Support ranged from $50 to $500 per month. Everyone was intrigued, even if they said no. No one acted like I was bothering them or wasting their time. I called everybody. Family (I'm Filipino so it's big), friends from high school, old co-workers, church leaders -- everyone.

The people who surprised me most? The ones I thought weren't worth the time to call because they didn't have a high capacity to donate. I get emotional thinking about how much God humbled me during this season.

Perhaps my biggest area of growth was in my relationship and faith in Jesus. The exercise of fundraising stretched and humbled me. There was freshness in revelation on how much Jesus cares about my heart. How much more work I had to do battling pride, ego, and insecurities of the heart.

God's math

Remember those 50% who said yes?

They didn't just sustain us. They transformed us.

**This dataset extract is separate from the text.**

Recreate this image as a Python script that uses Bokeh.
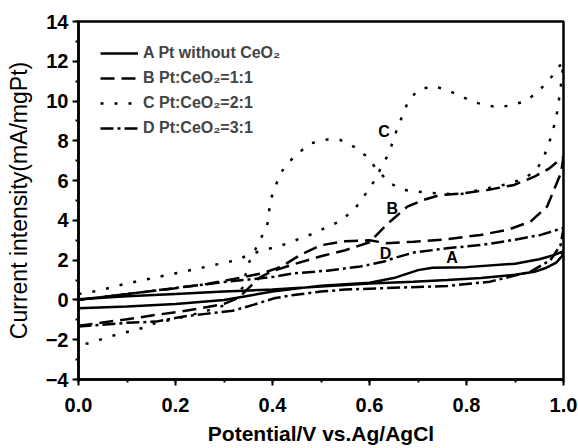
from bokeh.plotting import figure
from bokeh.models import Range1d, SingleIntervalTicker, PrintfTickFormatter, Legend, LegendItem
from bokeh.core.properties import value
from bokeh.embed import file_html
from bokeh.resources import INLINE

# ---- data ----
A_x = [0.0, 0.1, 0.2, 0.3, 0.4, 0.5, 0.6, 0.65, 0.7, 0.73, 0.8, 0.9, 0.95, 0.98, 1.0,
       0.997, 0.985, 0.965, 0.94, 0.9, 0.83, 0.76, 0.69, 0.6, 0.5, 0.4, 0.3, 0.2, 0.1, 0.0]
A_y = [-0.42, -0.33, -0.2, 0.0, 0.42, 0.72, 0.87, 1.1, 1.5, 1.62, 1.65, 1.82, 2.05, 2.25, 2.45,
       2.2, 1.88, 1.62, 1.42, 1.27, 1.1, 1.0, 0.92, 0.83, 0.68, 0.52, 0.42, 0.3, 0.18, 0.03]

B_x = [0.0, 0.1, 0.16, 0.21, 0.25, 0.3, 0.33, 0.355, 0.375, 0.40, 0.45, 0.5, 0.55, 0.6, 0.636,
       0.678, 0.712, 0.746, 0.794, 0.843, 0.898, 0.94, 0.97, 1.0,
       0.995, 0.983, 0.966, 0.932, 0.884, 0.829, 0.76, 0.691, 0.636, 0.6, 0.55, 0.5, 0.46,
       0.43, 0.41, 0.38, 0.32, 0.265, 0.196, 0.128, 0.05, 0.0]
B_y = [-1.3, -0.97, -0.75, -0.59, -0.42, -0.2, 0.1, 0.7, 1.15, 1.45, 1.84, 2.2, 2.5, 2.9, 3.8,
       4.69, 5.03, 5.28, 5.36, 5.53, 5.78, 6.2, 6.6, 7.2,
       6.4, 5.69, 4.69, 3.94, 3.52, 3.27, 3.05, 2.93, 2.85, 3.0, 2.95, 2.75, 2.3,
       1.85, 1.6, 1.35, 1.05, 0.8, 0.58, 0.38, 0.15, 0.0]

C_x = [0.0, 0.039, 0.095, 0.153, 0.204, 0.262, 0.318, 0.369, 0.427, 0.482, 0.536, 0.568, 0.588,
       0.609, 0.623, 0.636, 0.647, 0.656, 0.667, 0.678, 0.698, 0.729, 0.757, 0.784, 0.812, 0.839,
       0.866, 0.894, 0.922, 0.949, 0.973, 0.99, 1.0,
       0.994, 0.99, 0.986, 0.979, 0.971, 0.961, 0.946, 0.92, 0.88, 0.83, 0.784, 0.74, 0.70, 0.671,
       0.643, 0.616, 0.595, 0.568, 0.54, 0.513, 0.478, 0.444, 0.416, 0.396, 0.389, 0.375, 0.361,
       0.348, 0.34, 0.31, 0.258, 0.2, 0.159, 0.132, 0.076, 0.023, 0.0]
C_y = [0.3, 0.45, 0.8, 1.1, 1.36, 1.66, 1.96, 2.41, 2.81, 3.32, 3.92, 4.52, 5.19,
       5.95, 6.6, 7.2, 7.87, 8.54, 9.21, 9.88, 10.52, 10.75, 10.59, 10.3, 9.97, 9.8,
       9.68, 9.8, 10.0, 10.5, 11.14, 11.72, 11.95,
       10.64, 9.97, 9.3, 8.6, 7.95, 7.29, 6.6, 6.1, 5.8, 5.55, 5.3, 5.36, 5.44, 5.53,
       5.86, 6.53, 7.2, 7.7, 8.04, 8.07, 7.87, 7.2, 6.37, 5.03, 3.72, 3.05, 2.35,
       1.7, 0.67, -0.2, -0.6, -0.95, -1.16, -1.41, -1.76, -2.16, -2.3]

D_x = [0.0, 0.1, 0.16, 0.214, 0.262, 0.318, 0.36, 0.403, 0.444, 0.5, 0.55, 0.623, 0.7, 0.76,
       0.849, 0.932, 0.973, 0.994, 1.0,
       0.997, 0.953, 0.898, 0.829, 0.76, 0.691, 0.65, 0.63, 0.581, 0.513, 0.444, 0.403, 0.38,
       0.3, 0.2, 0.1, 0.0]
D_y = [-1.34, -1.15, -1.09, -0.84, -0.70, -0.54, -0.25, 0.08, 0.25, 0.42, 0.52, 0.59, 0.65, 0.7,
       0.92, 1.42, 2.0, 2.76, 3.6,
       3.6, 3.27, 3.02, 2.76, 2.6, 2.38, 2.1, 1.93, 1.68, 1.47, 1.34, 1.17, 1.1,
       0.9, 0.6, 0.3, 0.0]

series_labels = ["A Pt without CeO\u2082", "B Pt:CeO\u2082=1:1", "C Pt:CeO\u2082=2:1", "D Pt:CeO\u2082=3:1"]

curve_tags = ["A", "B", "C", "D"]
tag_x = [0.77, 0.647, 0.63, 0.633]
tag_y = [2.14, 4.6, 8.46, 2.35]

FONT = "Liberation Sans"

p = figure(frame_width=485, frame_height=358, x_range=Range1d(0, 1.0), y_range=Range1d(-4, 14),
           output_backend="svg", toolbar_location=None,
           min_border_left=78, min_border_right=15, min_border_top=21, min_border_bottom=69,
           background_fill_color="white", border_fill_color="white")

p.xgrid.visible = False
p.ygrid.visible = False
p.outline_line_color = "black"
p.outline_line_width = 2.5
p.outline_line_alpha = 1.0

p.xaxis.ticker = SingleIntervalTicker(interval=0.2, num_minor_ticks=2)
p.xaxis.formatter = PrintfTickFormatter(format="%.1f")
p.yaxis.ticker = SingleIntervalTicker(interval=2, num_minor_ticks=2)

for ax in (p.xaxis[0], p.yaxis[0]):
    ax.axis_line_width = 2.5
    ax.axis_line_color = "black"
    ax.major_tick_line_width = 2
    ax.minor_tick_line_width = 2
    ax.major_tick_line_color = "black"
    ax.minor_tick_line_color = "black"
    ax.major_tick_out = 6
    ax.major_tick_in = 0
    ax.minor_tick_out = 3
    ax.minor_tick_in = 0
    ax.major_label_text_font = FONT
    ax.major_label_text_font_style = "bold"
    ax.major_label_text_font_size = "20px"
    ax.major_label_text_color = "black"
    ax.axis_label_text_font = FONT
    ax.axis_label_text_color = "black"

p.xaxis.axis_label = "Potential/V vs.Ag/AgCl"
p.xaxis.axis_label_text_font_style = "bold"
p.xaxis.axis_label_text_font_size = "21px"
p.xaxis.major_label_standoff = 12
p.xaxis.axis_label_standoff = 7

p.yaxis.axis_label = "Current intensity(mA/mgPt)"
p.yaxis.axis_label_text_font_style = "normal"
p.yaxis.axis_label_text_font_size = "23px"
p.yaxis.major_label_standoff = 4
p.yaxis.axis_label_standoff = 11

lw = 2.5
rA = p.line(A_x, A_y, line_color="black", line_width=lw)
rB = p.line(B_x, B_y, line_color="black", line_width=lw, line_dash="14 7")
rC = p.line(C_x, C_y, line_color="black", line_width=lw, line_dash="3 11")
rD = p.line(D_x, D_y, line_color="black", line_width=lw, line_dash="13 4 3 4")

p.text(x=tag_x, y=tag_y, text=curve_tags, text_font=value(FONT), text_font_style="bold",
       text_font_size="16px", text_align="center", text_baseline="middle", text_color="black")

legend = Legend(items=[LegendItem(label=series_labels[i], renderers=[r])
                       for i, r in enumerate([rA, rB, rC, rD])],
                location="top_left")
legend.border_line_color = None
legend.background_fill_alpha = 0
legend.label_text_font = FONT
legend.label_text_font_style = "bold"
legend.label_text_font_size = "16px"
legend.glyph_width = 38
legend.glyph_height = 20
legend.label_height = 20
legend.spacing = 5
legend.padding = 0
legend.margin = 22
legend.label_standoff = 5
p.add_layout(legend)

open("out.html", "w").write(file_html(p, INLINE))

Over the next 4 months, we raised $180k in support.

One conversation in particular changed everything. A single donor who caught the vision in a way I never expected. But that's a story for another day - one I'm still processing how to tell.

What matters is this: The God who humbled me through emptying my bank account was the same God who filled it through His people.

$150k out. $180k in.

But the second amount came with something money can't buy: A community invested in the vision. Prayer warriors. Accountability. Monthly texts asking how they can help beyond money.

I thought I was protecting my dignity by self-funding. I was actually robbing myself of partnership.

The mindset shift that changed everything

Somewhere in the middle of those calls, I realized: I wasn't begging people to give me money. I was giving them an invitation to be part of something bigger.

To be part of what God was putting on my heart. To store up treasure in heaven. To participate in kingdom impact.

As CEO, I was the only one who could cast this vision. No one else could speak to it with the same passion and clarity.

Today, those early supporters still get Seedling updates. They're part of the team. They ask how things are going. They celebrate wins with us. It was a costly two years, though without it we wouldn't be where we are now.

I burned $150k learning this lesson.

You don't have to.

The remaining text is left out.